Una azotea, unas hojas y una pluma

Cuando comencé a escribir no conocía gran cosa de la literatura sólo que me gustaban las historias y que me gustaba contarlas. Tampoco sabía que se presentaban los libros y mucho menos que existía algo llamado talleres literarios donde uno iba y destripaba lo que había mecanografiado en hojas blancas. Acaba de salir de la preparatoria y era un escritor que tenía un par de cuentos que pensaba eran lo más alto de la literatura mexicana. Alguien me dijo que por qué no iba al taller de la maestra Beatriz Espejo. No la conocía, no sabía que había que pagar y mucho menos que asistir ahí cambiaría mi vida.
            El taller se ofrecía los sábados a la nueve de la mañana y hasta la una de la tarde.

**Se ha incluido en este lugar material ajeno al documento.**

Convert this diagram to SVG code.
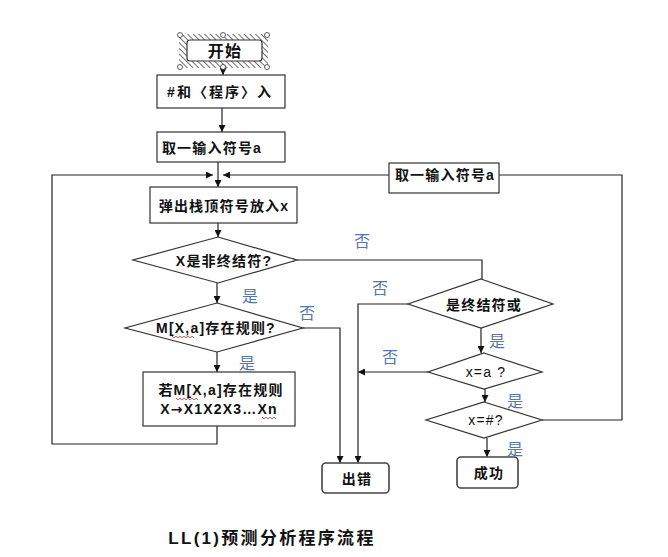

Con media hora para descansar. En el auditorio habían puesto una mesa larga, varias sillas, una cafetera, galletas y un enorme garrafón de agua. Al entrar a ese sito, con el piso alfombrado, la luz de la mañana entrando por los ventanales, el olor del café recién hecho y el rostro sonriente de la maestra Espejo me hicieron sentir tan cómodo.
            Los asistentes eran muchachos que estudiaban letras hispánicas en la universidad, aunque había otros que venían a corregir la extensa novela que habían escrito en el espacio que les dejaba su trabajo burocrático. Había un abogado que llevaba una historia de un hombre que se volvía drogadicto por trabajar en una carpintería; otro tipo escribía cuentos de ángeles, a la postre se volvería político, tres soberbios e imberbes escritores que pronto se volverían funcionarios culturales, un tipo llamado Nachito, que llevaba los más enfebrecidos cuentos, un servidor y Efrén Minero, que sería el primer tlaxcalteca en publicar en Tierra Adentro.

            En ese tiempo no tenía dinero (apenas si me alcanzaba para el Tonayan), así que tomaba el taller a escondidas. Cuando la encargada venía a verificar que estuviéramos solo los que habían pagado yo me subía con mis hojas y mi pluma a la azotea a esperar que se fuera. El aire frío de la mañana en mi cara mientras veía desde lo alto la ciudad es algo que nunca se me olvida.